What is needed =>
Tally the lines in the listing below that contain "Reproduce" and report the tally alone.

Raw records =>
⟨

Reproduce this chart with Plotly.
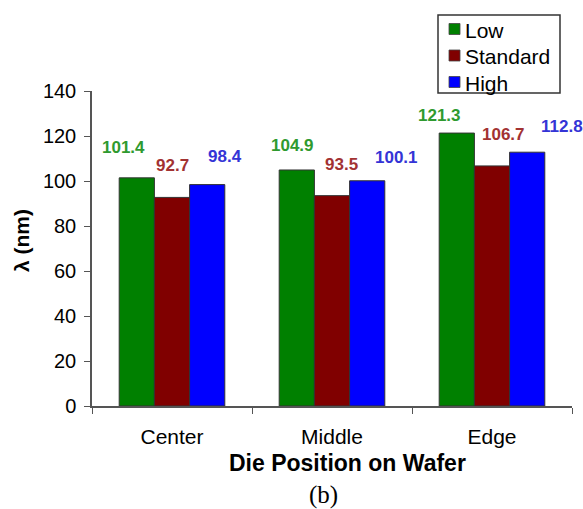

⟩
⟨

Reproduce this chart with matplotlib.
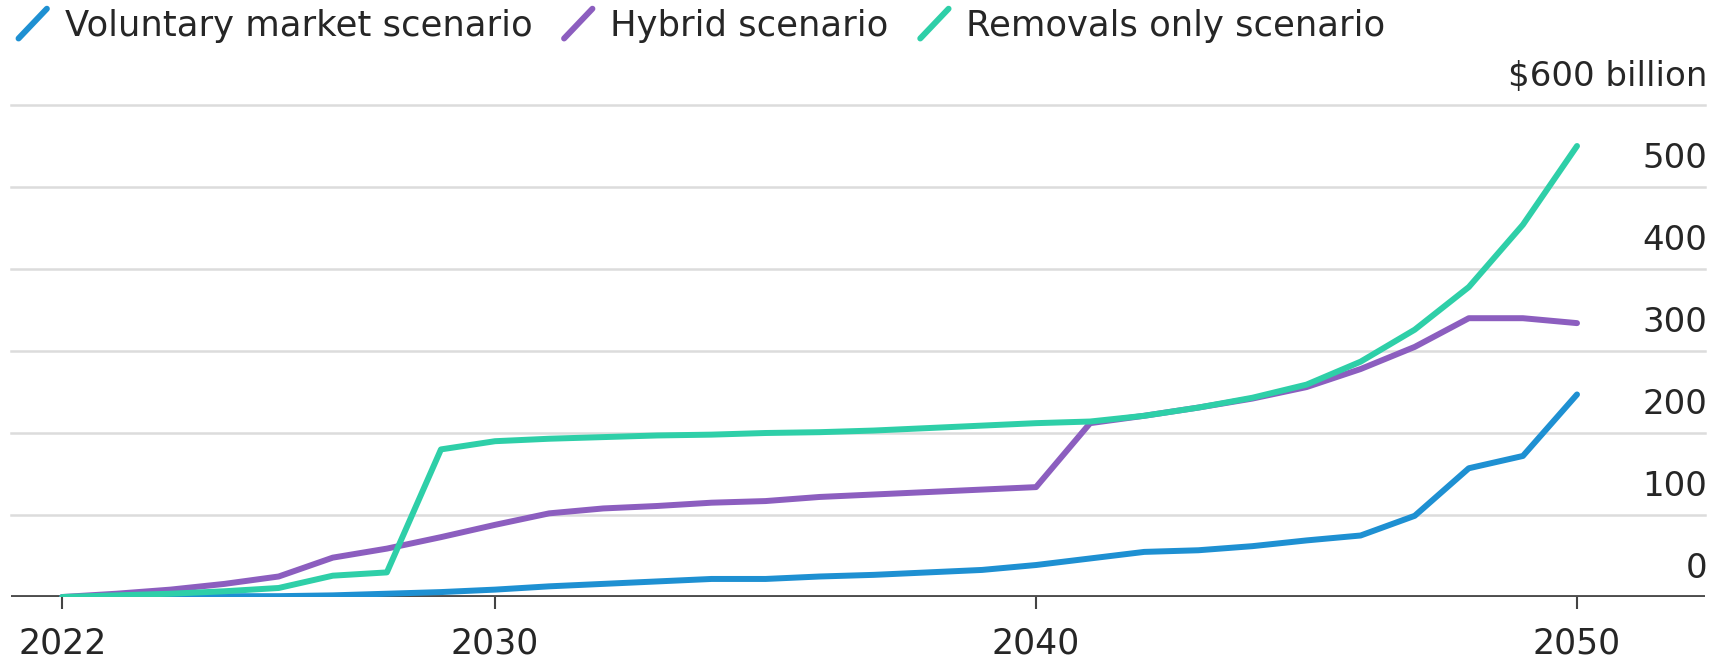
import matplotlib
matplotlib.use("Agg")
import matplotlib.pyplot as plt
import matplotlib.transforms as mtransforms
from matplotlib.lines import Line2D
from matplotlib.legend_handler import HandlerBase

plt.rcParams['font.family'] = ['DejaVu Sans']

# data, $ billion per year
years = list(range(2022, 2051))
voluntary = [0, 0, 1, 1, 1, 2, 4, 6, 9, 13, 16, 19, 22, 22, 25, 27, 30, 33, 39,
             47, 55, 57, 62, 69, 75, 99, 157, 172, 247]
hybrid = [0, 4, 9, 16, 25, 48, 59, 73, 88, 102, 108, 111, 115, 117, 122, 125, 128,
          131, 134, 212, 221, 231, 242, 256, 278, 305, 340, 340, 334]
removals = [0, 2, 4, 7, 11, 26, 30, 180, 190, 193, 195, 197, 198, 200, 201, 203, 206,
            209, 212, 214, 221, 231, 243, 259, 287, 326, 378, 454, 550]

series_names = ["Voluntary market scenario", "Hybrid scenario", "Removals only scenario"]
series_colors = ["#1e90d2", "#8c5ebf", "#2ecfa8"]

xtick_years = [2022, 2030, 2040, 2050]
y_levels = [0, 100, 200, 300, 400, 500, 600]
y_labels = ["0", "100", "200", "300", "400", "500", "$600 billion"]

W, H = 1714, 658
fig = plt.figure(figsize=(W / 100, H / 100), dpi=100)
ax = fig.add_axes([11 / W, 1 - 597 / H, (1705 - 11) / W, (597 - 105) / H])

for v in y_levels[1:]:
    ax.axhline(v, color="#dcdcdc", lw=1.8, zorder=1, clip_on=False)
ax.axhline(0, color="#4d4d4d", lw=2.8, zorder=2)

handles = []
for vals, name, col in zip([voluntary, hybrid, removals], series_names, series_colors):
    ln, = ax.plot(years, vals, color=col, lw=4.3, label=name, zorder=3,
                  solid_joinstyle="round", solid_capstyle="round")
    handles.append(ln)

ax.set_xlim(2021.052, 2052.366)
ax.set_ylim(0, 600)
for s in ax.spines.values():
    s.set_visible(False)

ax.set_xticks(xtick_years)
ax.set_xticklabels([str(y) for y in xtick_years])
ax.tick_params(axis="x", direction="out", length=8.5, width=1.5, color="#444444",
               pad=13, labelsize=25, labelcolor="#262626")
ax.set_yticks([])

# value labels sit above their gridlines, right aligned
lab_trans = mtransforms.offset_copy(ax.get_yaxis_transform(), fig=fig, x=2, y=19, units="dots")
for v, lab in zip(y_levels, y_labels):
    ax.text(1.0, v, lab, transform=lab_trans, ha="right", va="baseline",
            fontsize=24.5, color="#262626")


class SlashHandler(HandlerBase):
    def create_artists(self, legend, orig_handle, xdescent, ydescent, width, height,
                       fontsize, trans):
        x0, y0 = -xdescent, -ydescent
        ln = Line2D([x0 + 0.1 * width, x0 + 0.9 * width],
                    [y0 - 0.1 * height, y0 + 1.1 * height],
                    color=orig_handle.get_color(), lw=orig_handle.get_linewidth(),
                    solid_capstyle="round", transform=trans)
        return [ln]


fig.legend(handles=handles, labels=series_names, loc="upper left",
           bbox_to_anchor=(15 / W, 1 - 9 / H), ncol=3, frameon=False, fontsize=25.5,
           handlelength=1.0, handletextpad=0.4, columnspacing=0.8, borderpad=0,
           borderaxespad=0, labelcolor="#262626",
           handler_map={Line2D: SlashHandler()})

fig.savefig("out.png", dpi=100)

⟩

The output =>
2